Une partie de sa carrière se passe sous l’échevinat de Jean Lejeune (1959-1976) qui avait entrepris de transformer Liège sur base d’un plan ambitieux faisant la part belle à l’automobile, mais destructeur pour le centre historique. L’échevin avait chargé Jean Francotte de récupérer des façades et des intérieurs d’édifices voués à la démolition. On se souviendra des bâtiments de la place Foch, dont La Populaire — la Maison du Peuple, créée en 1894 par le Parti ouvrier belge dans un bel immeuble de la seconde moitié du XVIIe siècle — et de l’ancien hôtel de Cortenbach de style gothico-renaissance, place Saint-Lambert, dont les façades, en tout ou en partie conservées, n’ont pas été remontées, ainsi que des maisons du quartier des Foulons — situé entre le quai de la Batte, les rues Saint-Georges et Saint-Jean-Baptiste — des rues Fond-Saint-Servais, Saint-Pierre, Hors-Château,…
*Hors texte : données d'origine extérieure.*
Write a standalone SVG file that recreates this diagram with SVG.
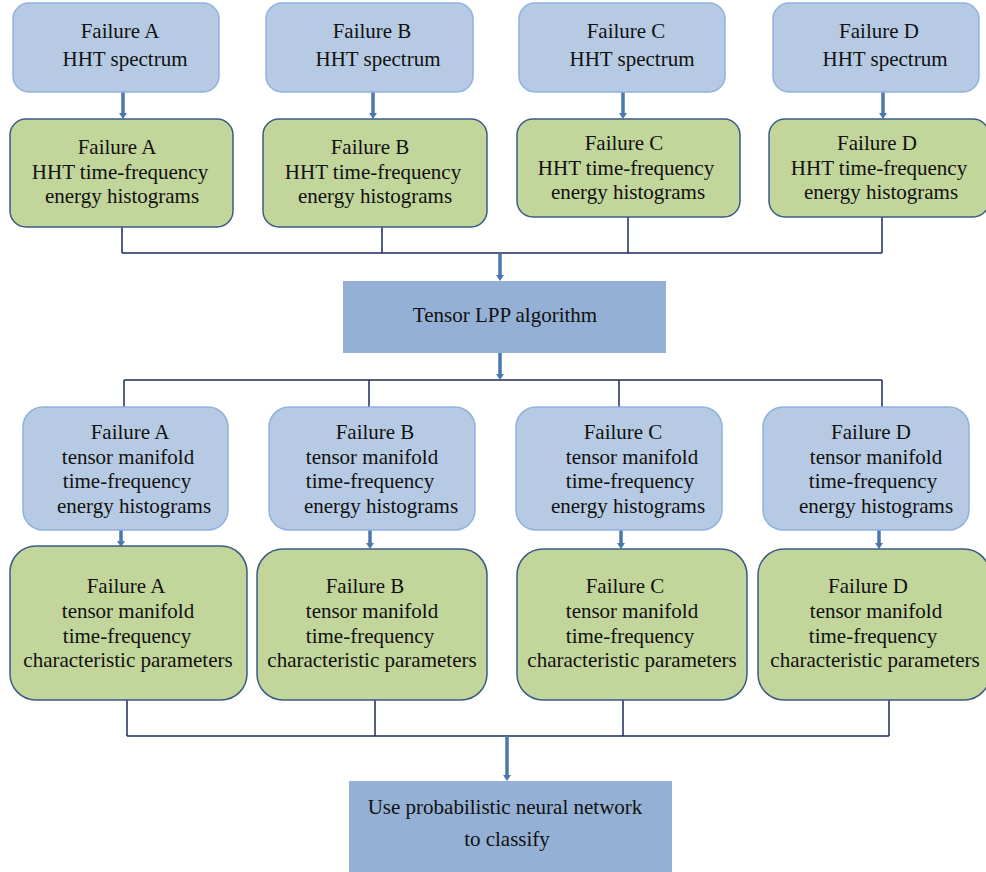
<svg xmlns="http://www.w3.org/2000/svg" width="986" height="872" viewBox="0 0 986 872">
<defs>
<style>
.blue{fill:#b6cae3;stroke:#8fb2de;stroke-width:1.5}
.green{fill:#c2d59b;stroke:#3b5b86;stroke-width:1.5}
.dark{fill:#94b0d4;stroke:none}
.t{font-family:'Liberation Serif','Times New Roman',serif;font-size:21px;fill:#111;text-anchor:middle}
.bus{fill:none;stroke:#1e2a5e;stroke-width:1.5}
.arr{stroke:#4a78ad;stroke-width:3.5;fill:none}
.tip{fill:#4a78ad}
</style>
</defs>
<rect width="986" height="872" fill="#fff"/>

<g id="connectors">
<path class="bus" d="M122,227V253M382,227V253M628,217V253M882,217V253M122,253H882"/>
<path class="bus" d="M124,380H882M124,380V407M369,380V407M619,380V407M882,380V407"/>
<path class="bus" d="M127,700V736M375,700V736M623,700V736M889,700V736M127,736H889"/>
<g>
<line class="arr" x1="123" y1="92" x2="123" y2="114"/><path class="tip" d="M119,113H127L123,119Z"/>
<line class="arr" x1="373" y1="92" x2="373" y2="114"/><path class="tip" d="M369,113H377L373,119Z"/>
<line class="arr" x1="623" y1="92" x2="623" y2="114"/><path class="tip" d="M619,113H627L623,119Z"/>
<line class="arr" x1="883" y1="92" x2="883" y2="114"/><path class="tip" d="M879,113H887L883,119Z"/>
<line class="arr" x1="500" y1="253" x2="500" y2="276"/><path class="tip" d="M496,275H504L500,281Z"/>
<line class="arr" x1="500" y1="353" x2="500" y2="375"/><path class="tip" d="M496,374H504L500,380Z"/>
<line class="arr" x1="121" y1="530" x2="121" y2="542"/><path class="tip" d="M117,541H125L121,547Z"/>
<line class="arr" x1="370" y1="530" x2="370" y2="544"/><path class="tip" d="M366,543H374L370,549Z"/>
<line class="arr" x1="621" y1="530" x2="621" y2="544"/><path class="tip" d="M617,543H625L621,549Z"/>
<line class="arr" x1="879" y1="530" x2="879" y2="544"/><path class="tip" d="M875,543H883L879,549Z"/>
<line class="arr" x1="507" y1="736" x2="507" y2="776"/><path class="tip" d="M503,775H511L507,781Z"/>
</g>
</g>

<g id="specA"><rect class="blue" x="13" y="3" width="206" height="89" rx="16"/>
<text class="t" x="120" y="38">Failure A</text><text class="t" x="125" y="66">HHT spectrum</text></g>
<g id="specB"><rect class="blue" x="266" y="3" width="207" height="89" rx="16"/>
<text class="t" x="372" y="38">Failure B</text><text class="t" x="378" y="66">HHT spectrum</text></g>
<g id="specC"><rect class="blue" x="519" y="3" width="206" height="89" rx="16"/>
<text class="t" x="626" y="38">Failure C</text><text class="t" x="632" y="66">HHT spectrum</text></g>
<g id="specD"><rect class="blue" x="773" y="3" width="206" height="89" rx="16"/>
<text class="t" x="879" y="38">Failure D</text><text class="t" x="885" y="66">HHT spectrum</text></g>

<g id="histA"><rect class="green" x="10" y="119" width="223" height="108" rx="16"/>
<text class="t" x="117" y="154">Failure A</text><text class="t" x="120" y="179">HHT time-frequency</text><text class="t" x="122" y="203">energy histograms</text></g>
<g id="histB"><rect class="green" x="263" y="119" width="224" height="108" rx="16"/>
<text class="t" x="370" y="154">Failure B</text><text class="t" x="373" y="179">HHT time-frequency</text><text class="t" x="375" y="203">energy histograms</text></g>
<g id="histC"><rect class="green" x="517" y="119" width="223" height="98" rx="16"/>
<text class="t" x="624" y="150">Failure C</text><text class="t" x="626" y="175">HHT time-frequency</text><text class="t" x="628" y="199">energy histograms</text></g>
<g id="histD"><rect class="green" x="769" y="119" width="220" height="98" rx="16"/>
<text class="t" x="877" y="150">Failure D</text><text class="t" x="879" y="175">HHT time-frequency</text><text class="t" x="881" y="199">energy histograms</text></g>

<g id="lpp"><rect class="dark" x="343" y="281" width="323" height="72"/>
<text class="t" x="505" y="322">Tensor LPP algorithm</text></g>

<g id="manA"><rect class="blue" x="23" y="407" width="205" height="123" rx="20"/>
<text class="t" x="130" y="439">Failure A</text><text class="t" x="128" y="464">tensor manifold</text><text class="t" x="127" y="488">time-frequency</text><text class="t" x="134" y="513">energy histograms</text></g>
<g id="manB"><rect class="blue" x="269" y="407" width="206" height="123" rx="20"/>
<text class="t" x="375" y="439">Failure B</text><text class="t" x="372" y="464">tensor manifold</text><text class="t" x="370" y="488">time-frequency</text><text class="t" x="381" y="513">energy histograms</text></g>
<g id="manC"><rect class="blue" x="516" y="407" width="206" height="123" rx="20"/>
<text class="t" x="623" y="439">Failure C</text><text class="t" x="632" y="464">tensor manifold</text><text class="t" x="630" y="488">time-frequency</text><text class="t" x="628" y="513">energy histograms</text></g>
<g id="manD"><rect class="blue" x="763" y="407" width="206" height="123" rx="20"/>
<text class="t" x="871" y="439">Failure D</text><text class="t" x="876" y="464">tensor manifold</text><text class="t" x="873" y="488">time-frequency</text><text class="t" x="876" y="513">energy histograms</text></g>

<g id="parA"><rect class="green" x="10" y="546" width="237" height="154" rx="26"/>
<text class="t" x="126" y="593">Failure A</text><text class="t" x="128" y="618">tensor manifold</text><text class="t" x="127" y="643">time-frequency</text><text class="t" x="128" y="667">characteristic parameters</text></g>
<g id="parB"><rect class="green" x="257" y="549" width="230" height="151" rx="26"/>
<text class="t" x="365" y="593">Failure B</text><text class="t" x="372" y="618">tensor manifold</text><text class="t" x="370" y="643">time-frequency</text><text class="t" x="372" y="667">characteristic parameters</text></g>
<g id="parC"><rect class="green" x="517" y="549" width="230" height="151" rx="26"/>
<text class="t" x="625" y="593">Failure C</text><text class="t" x="632" y="618">tensor manifold</text><text class="t" x="630" y="643">time-frequency</text><text class="t" x="632" y="667">characteristic parameters</text></g>
<g id="parD"><rect class="green" x="758" y="549" width="232" height="151" rx="26"/>
<text class="t" x="868" y="593">Failure D</text><text class="t" x="876" y="618">tensor manifold</text><text class="t" x="873" y="643">time-frequency</text><text class="t" x="875" y="667">characteristic parameters</text></g>

<g id="pnn"><rect class="dark" x="349" y="781" width="323" height="95"/>
<text class="t" x="505" y="814">Use probabilistic neural network</text><text class="t" x="507" y="846">to classify</text></g>
</svg>
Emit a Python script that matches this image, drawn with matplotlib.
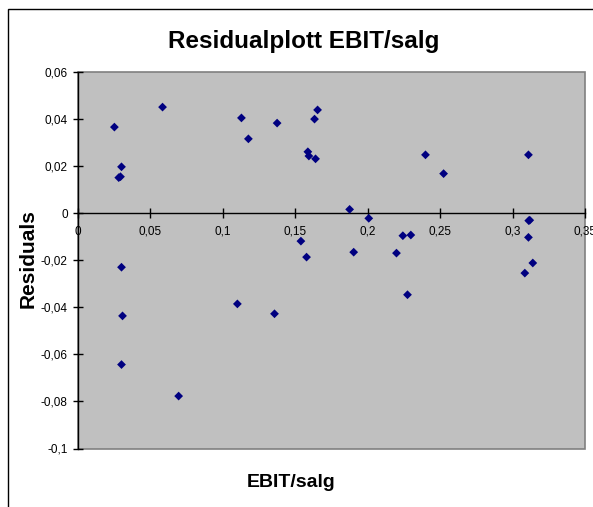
import matplotlib
matplotlib.use("Agg")
import matplotlib.pyplot as plt
from matplotlib.patches import Rectangle

plt.rcParams['font.family'] = ['Liberation Sans', 'DejaVu Sans']

ebit_salg = [0.0253, 0.0585, 0.0302, 0.0283, 0.0295, 0.1129, 0.1177, 0.1375,
             0.1654, 0.1633, 0.1587, 0.1594, 0.1640, 0.2398, 0.2523, 0.3108,
             0.1875, 0.2007, 0.3110, 0.3117, 0.1539, 0.2242, 0.2297, 0.3108,
             0.1578, 0.1903, 0.2198, 0.2274, 0.3138, 0.3083,
             0.0302, 0.0309, 0.0302, 0.0696, 0.1101, 0.1357]
residuals = [0.0367, 0.0452, 0.0198, 0.0152, 0.0156, 0.0406, 0.0317, 0.0384,
             0.0440, 0.0401, 0.0262, 0.0244, 0.0232, 0.0249, 0.0169, 0.0249,
             0.0017, -0.0021, -0.0031, -0.0029, -0.0118, -0.0095, -0.0092, -0.0102,
             -0.0186, -0.0165, -0.0169, -0.0346, -0.0211, -0.0254,
             -0.0229, -0.0436, -0.0643, -0.0777, -0.0385, -0.0427]

x_ticks = [0, 0.05, 0.1, 0.15, 0.2, 0.25, 0.3, 0.35]
x_tick_labels = ["0", "0,05", "0,1", "0,15", "0,2", "0,25", "0,3", "0,35"]
y_ticks = [-0.1, -0.08, -0.06, -0.04, -0.02, 0, 0.02, 0.04, 0.06]
y_tick_labels = ["-0,1", "-0,08", "-0,06", "-0,04", "-0,02", "0", "0,02", "0,04", "0,06"]

title = "Residualplott EBIT/salg"
x_label = "EBIT/salg"
y_label = "Residuals"

W, H = 593, 507
fig = plt.figure(figsize=(W / 100, H / 100), dpi=100)
fig.patch.set_facecolor('white')

# outer chart frame
fig.patches.append(Rectangle((7.5 / W, -0.1), 1.2, (H - 8.5) / H + 0.1,
                             transform=fig.transFigure, fill=False,
                             edgecolor='black', linewidth=1.0))

left, right = 77.7 / W, 585.3 / W
bottom, top = (H - 448.5) / H, (H - 72.3) / H
ax = fig.add_axes([left, bottom, right - left, top - bottom])
ax.set_facecolor('#C0C0C0')
ax.set_xlim(0, 0.35)
ax.set_ylim(-0.1, 0.06)

ax.scatter(ebit_salg, residuals, marker='D', s=20, color='#000080',
           edgecolors='none', zorder=3, clip_on=False)

# plot area border
ax.add_patch(Rectangle((0, 0), 1, 1, transform=ax.transAxes, fill=False,
                       edgecolor='#808080', linewidth=1.2, zorder=1, clip_on=False))

for s in ['top', 'right']:
    ax.spines[s].set_visible(False)
ax.spines['left'].set_color('black')
ax.spines['left'].set_linewidth(1.0)
ax.spines['left'].set_zorder(2)
ax.spines['bottom'].set_position(('data', 0))
ax.spines['bottom'].set_color('black')
ax.spines['bottom'].set_linewidth(1.0)
ax.spines['bottom'].set_zorder(2)

ax.set_xticks(x_ticks)
ax.set_xticklabels(x_tick_labels)
ax.set_yticks(y_ticks)
ax.set_yticklabels(y_tick_labels)
ax.tick_params(axis='both', direction='inout', length=6.5, width=1.0,
               colors='black', labelsize=8.5)
ax.tick_params(axis='x', pad=5.5)
ax.tick_params(axis='y', pad=4)

fig.text(303.3 / W, (H - 48.3) / H, title, ha='center', va='baseline',
         fontsize=17.5, fontweight='bold')
fig.text(291.5 / W, (H - 487.3) / H, x_label, ha='center', va='baseline',
         fontsize=14, fontweight='bold')
fig.text(37.7 / W, (H - 259) / H, y_label, ha='right', va='center',
         rotation=90, fontsize=15, fontweight='bold')

fig.savefig('out.png', dpi=100)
Pour ce faire, Jean faisait des croquis, des relevés et d’innombrables photographies, en vue de faire replacer des façades, pierre par pierre, brique par brique, dans d’autres lieux. Parmi les maisons construites à cette époque et « habillées à l’ancienne » avec les façades récupérées par l’équipe de restauration du département d’Architecture, on compte le musée d’architecture (actuelle brasserie Curtius) dans l’impasse des Ursulines, les immeubles des XVIIe et XVIIIe siècles de la rue Saint-Georges, des maisons des rues Mère-Dieu, Féronstrée, Sur-les-Foulons, Saint-Remy et bien d’autres qu’il n’est pas possible d’énumérer ici et qui font partie des « maisons voyageuses » de Liège.
Certes, aujourd’hui, on voit les choses autrement et le « façadisme » n’a plus la cote, ni l’application de décors « rapportés ». Il n’empêche, grâce à la persévérance et au travail précis de Jean Francotte et de son équipe d’architectes, de conducteurs, de dessinateurs, d’artisans tailleurs de pierre et sculpteurs, d’ouvriers maçons, de carreleurs et plafonneurs, nombre de façades remarquables et de nombreux éléments du patrimoine liégeois ont été sauvés et sont encore en place aujourd’hui. Il faut leur rendre hommage.
Il a par ailleurs participé à la restauration de lieux emblématiques comme l’ancien couvent des frères mineurs (actuel musée de la Vie wallonne) dont il avait restitué la galerie à balustres, du béguinage du Saint-Esprit dans l’impasse des Ursulines, des voûtes de l’église Saint-Barthélemy, d’une partie du musée Curtius, du couvent des Récollets en Outremeuse, de la maison du Seigneur d’Amay…
Il sera ensuite responsable à l’Urbanisme, puis aux Autorisations de bâtir où il terminera sa carrière en 1989.
Son objectif de sauvegarde du patrimoine a heureusement pu se poursuivre dans le cadre de sa présidence de la Société royale « Le Vieux-Liège ».
Un fonds important portant son nom, en provenance de l’ancien Musée de l’Architecture, est mis en dépôt par la Ville au Centre d’archives et de documentation de la Commission royale des Monuments, Sites et Fouilles. Il comprend des plans, des relevés et des croquis d’un patrimoine souvent disparu. Mais là où il nous a livré le plus d’informations sur l’évolution de sa ville, c’est grâce à son regard de photographe. Toujours en chemin et muni de son appareil, il a capté des milliers de lieux, d’objets d’art, de monuments et de décors.
Ce sont là des témoignages importants pour la connaissance de Liège dans les dernières décennies du XXe siècle.
On ne peut que respecter l’énorme travail de mémoire d’un architecte pour qui le patrimoine fut la passion d’une vie.
Je remercie M. Pierre Bricteux, actuel responsable du service de l’Aménagement du Territoire du département de l’Urbanisme et M. Joseph Delhaxhe, président du Vieux-Liège, pour les informations qu’ils m’ont fournies ainsi que MM. Jacques Bertrand et Jean Charron qui faisaient partie de l’équipe de restauration de Jean Francotte et qui m’ont parlé des travaux de cette époque et d’un homme dont il saluent à la fois l’autorité, la compétence et l’amabilité.